**Source code of charts:**
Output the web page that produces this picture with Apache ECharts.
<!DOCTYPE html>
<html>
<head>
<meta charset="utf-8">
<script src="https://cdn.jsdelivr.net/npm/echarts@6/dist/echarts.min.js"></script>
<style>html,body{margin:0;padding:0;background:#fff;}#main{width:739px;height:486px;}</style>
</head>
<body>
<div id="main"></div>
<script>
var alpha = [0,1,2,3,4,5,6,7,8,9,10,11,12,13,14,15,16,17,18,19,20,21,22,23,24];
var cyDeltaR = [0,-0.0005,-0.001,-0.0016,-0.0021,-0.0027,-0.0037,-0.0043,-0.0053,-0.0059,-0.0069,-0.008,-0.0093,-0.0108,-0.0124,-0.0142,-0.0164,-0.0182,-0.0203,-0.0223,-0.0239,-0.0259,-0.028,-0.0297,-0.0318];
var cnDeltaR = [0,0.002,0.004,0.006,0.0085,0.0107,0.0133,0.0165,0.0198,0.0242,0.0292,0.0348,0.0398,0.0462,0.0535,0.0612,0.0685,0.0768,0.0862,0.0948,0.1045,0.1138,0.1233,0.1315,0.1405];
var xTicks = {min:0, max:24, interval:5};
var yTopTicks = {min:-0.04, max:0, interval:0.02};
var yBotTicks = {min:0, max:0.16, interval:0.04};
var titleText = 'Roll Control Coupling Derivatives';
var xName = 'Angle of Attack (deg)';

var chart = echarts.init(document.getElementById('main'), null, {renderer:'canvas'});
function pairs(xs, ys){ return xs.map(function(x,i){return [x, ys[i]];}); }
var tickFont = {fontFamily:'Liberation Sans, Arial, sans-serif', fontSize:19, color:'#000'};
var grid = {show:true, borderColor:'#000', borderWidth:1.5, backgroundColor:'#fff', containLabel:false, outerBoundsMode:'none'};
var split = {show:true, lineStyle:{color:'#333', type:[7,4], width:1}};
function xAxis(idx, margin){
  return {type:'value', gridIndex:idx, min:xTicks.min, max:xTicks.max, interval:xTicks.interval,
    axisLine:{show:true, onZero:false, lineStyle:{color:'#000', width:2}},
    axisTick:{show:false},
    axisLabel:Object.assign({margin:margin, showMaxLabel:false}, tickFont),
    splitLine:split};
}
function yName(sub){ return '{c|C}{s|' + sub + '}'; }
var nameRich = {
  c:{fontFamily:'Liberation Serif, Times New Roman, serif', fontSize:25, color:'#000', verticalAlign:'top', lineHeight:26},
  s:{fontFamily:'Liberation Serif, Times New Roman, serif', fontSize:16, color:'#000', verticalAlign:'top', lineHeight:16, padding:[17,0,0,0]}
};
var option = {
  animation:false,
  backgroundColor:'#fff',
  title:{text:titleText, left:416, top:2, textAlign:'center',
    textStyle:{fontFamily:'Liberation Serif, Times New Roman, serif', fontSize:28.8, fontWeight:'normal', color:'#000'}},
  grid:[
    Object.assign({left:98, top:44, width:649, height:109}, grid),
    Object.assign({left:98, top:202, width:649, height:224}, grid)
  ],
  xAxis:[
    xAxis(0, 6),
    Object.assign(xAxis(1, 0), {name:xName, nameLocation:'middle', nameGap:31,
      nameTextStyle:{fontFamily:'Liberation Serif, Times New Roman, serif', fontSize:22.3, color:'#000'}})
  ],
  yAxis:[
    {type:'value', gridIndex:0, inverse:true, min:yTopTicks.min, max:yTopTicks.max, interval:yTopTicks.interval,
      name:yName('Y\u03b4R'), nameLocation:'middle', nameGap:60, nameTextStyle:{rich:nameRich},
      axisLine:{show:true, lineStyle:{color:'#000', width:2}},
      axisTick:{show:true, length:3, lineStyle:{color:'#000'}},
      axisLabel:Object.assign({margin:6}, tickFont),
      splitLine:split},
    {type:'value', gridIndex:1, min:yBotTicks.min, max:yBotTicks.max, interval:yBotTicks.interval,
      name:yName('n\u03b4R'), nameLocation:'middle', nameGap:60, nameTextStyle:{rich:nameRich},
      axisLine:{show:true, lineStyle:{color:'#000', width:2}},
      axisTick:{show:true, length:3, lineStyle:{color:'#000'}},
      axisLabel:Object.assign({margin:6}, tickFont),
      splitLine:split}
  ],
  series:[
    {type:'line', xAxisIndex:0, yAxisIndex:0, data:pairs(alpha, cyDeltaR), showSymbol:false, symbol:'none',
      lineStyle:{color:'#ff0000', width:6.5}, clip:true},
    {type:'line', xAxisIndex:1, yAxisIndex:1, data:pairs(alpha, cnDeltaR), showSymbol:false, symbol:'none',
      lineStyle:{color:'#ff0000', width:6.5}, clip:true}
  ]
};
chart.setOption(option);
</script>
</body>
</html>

---

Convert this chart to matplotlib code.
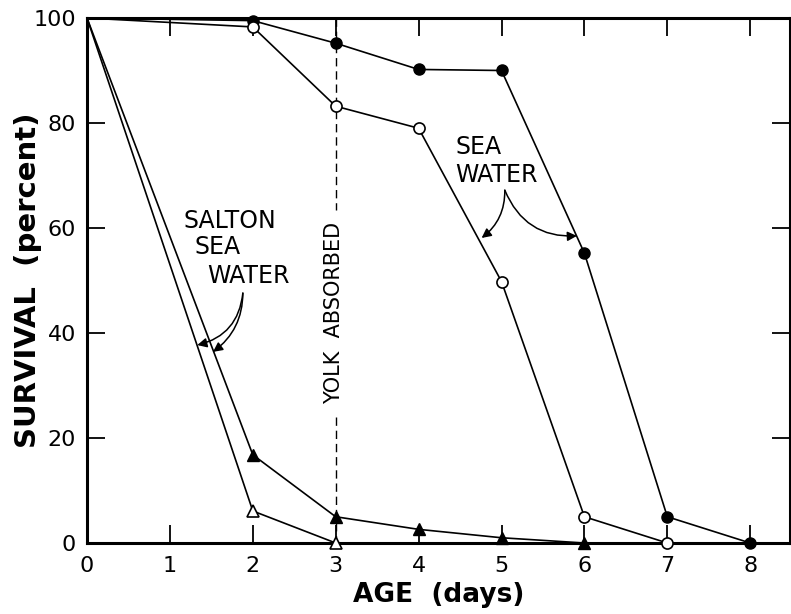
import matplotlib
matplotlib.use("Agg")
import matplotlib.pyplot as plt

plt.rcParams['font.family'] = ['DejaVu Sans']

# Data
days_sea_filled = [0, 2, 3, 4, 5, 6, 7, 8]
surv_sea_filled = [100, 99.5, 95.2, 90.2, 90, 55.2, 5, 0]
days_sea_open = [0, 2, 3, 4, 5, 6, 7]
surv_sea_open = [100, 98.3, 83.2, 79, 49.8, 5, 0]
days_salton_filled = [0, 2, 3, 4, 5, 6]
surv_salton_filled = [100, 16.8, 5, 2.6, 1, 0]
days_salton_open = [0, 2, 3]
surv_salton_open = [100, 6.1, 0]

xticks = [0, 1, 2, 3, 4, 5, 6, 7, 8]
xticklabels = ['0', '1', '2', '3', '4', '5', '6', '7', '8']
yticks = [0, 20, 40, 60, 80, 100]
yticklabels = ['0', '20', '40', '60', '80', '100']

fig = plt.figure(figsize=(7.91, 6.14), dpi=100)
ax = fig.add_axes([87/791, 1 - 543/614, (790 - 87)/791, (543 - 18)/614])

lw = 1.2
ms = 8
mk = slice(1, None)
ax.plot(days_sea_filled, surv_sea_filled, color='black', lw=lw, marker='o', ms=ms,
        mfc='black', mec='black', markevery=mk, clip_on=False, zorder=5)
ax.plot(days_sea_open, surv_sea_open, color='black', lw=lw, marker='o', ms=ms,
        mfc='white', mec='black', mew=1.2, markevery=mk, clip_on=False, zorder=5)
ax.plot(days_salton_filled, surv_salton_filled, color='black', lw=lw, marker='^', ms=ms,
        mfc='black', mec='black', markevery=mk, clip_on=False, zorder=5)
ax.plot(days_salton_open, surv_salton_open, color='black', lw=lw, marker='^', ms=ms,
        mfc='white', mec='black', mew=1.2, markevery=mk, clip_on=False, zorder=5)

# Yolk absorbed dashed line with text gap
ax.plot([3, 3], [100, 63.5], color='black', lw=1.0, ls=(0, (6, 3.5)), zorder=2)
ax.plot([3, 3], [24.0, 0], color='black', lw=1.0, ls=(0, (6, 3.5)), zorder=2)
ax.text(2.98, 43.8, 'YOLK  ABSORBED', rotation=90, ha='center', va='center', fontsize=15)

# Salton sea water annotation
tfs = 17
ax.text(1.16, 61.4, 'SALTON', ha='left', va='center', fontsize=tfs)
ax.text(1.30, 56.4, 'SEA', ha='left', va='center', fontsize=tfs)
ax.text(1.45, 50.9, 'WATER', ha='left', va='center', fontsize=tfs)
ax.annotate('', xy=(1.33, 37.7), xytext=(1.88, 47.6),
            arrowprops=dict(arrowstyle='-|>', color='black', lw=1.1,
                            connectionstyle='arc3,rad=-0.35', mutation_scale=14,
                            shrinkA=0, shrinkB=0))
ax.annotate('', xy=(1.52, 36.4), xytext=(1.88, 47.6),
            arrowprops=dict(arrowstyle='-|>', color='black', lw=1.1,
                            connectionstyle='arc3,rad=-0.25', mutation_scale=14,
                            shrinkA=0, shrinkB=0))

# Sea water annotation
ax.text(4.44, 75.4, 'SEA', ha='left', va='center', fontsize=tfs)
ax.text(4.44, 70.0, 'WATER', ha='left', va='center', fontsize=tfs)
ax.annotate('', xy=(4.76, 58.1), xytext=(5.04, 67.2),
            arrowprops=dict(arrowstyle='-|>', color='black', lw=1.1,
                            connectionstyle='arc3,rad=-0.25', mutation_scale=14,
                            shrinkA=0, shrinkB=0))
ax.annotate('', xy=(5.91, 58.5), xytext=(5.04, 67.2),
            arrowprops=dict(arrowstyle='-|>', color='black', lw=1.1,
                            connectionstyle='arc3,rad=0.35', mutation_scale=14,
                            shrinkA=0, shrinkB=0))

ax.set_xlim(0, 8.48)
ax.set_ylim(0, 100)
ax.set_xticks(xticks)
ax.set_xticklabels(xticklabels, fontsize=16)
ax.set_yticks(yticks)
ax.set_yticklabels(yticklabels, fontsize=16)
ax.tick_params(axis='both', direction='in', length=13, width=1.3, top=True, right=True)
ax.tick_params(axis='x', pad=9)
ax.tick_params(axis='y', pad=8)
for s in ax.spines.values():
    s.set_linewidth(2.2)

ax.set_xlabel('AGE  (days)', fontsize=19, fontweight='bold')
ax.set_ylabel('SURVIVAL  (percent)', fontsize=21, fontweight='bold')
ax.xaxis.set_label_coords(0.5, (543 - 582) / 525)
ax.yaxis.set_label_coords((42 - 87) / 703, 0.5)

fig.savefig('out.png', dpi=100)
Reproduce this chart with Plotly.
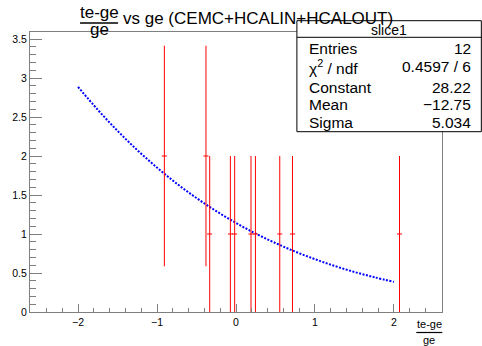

**EXERCISE REQUIREMENTS:** Extract from the material above the stretch running from the line containing "Convert this chart to matplotlib code." through the line containing "ax = fig.add_axes([87/791, 1". Keep the text exact and the pictures out.

**THE ANSWER:**
Convert this chart to matplotlib code.
import matplotlib
matplotlib.use("Agg")
import matplotlib.pyplot as plt

plt.rcParams['font.family'] = ['DejaVu Sans']

# Data
days_sea_filled = [0, 2, 3, 4, 5, 6, 7, 8]
surv_sea_filled = [100, 99.5, 95.2, 90.2, 90, 55.2, 5, 0]
days_sea_open = [0, 2, 3, 4, 5, 6, 7]
surv_sea_open = [100, 98.3, 83.2, 79, 49.8, 5, 0]
days_salton_filled = [0, 2, 3, 4, 5, 6]
surv_salton_filled = [100, 16.8, 5, 2.6, 1, 0]
days_salton_open = [0, 2, 3]
surv_salton_open = [100, 6.1, 0]

xticks = [0, 1, 2, 3, 4, 5, 6, 7, 8]
xticklabels = ['0', '1', '2', '3', '4', '5', '6', '7', '8']
yticks = [0, 20, 40, 60, 80, 100]
yticklabels = ['0', '20', '40', '60', '80', '100']

fig = plt.figure(figsize=(7.91, 6.14), dpi=100)
ax = fig.add_axes([87/791, 1 - 543/614, (790 - 87)/791, (543 - 18)/614])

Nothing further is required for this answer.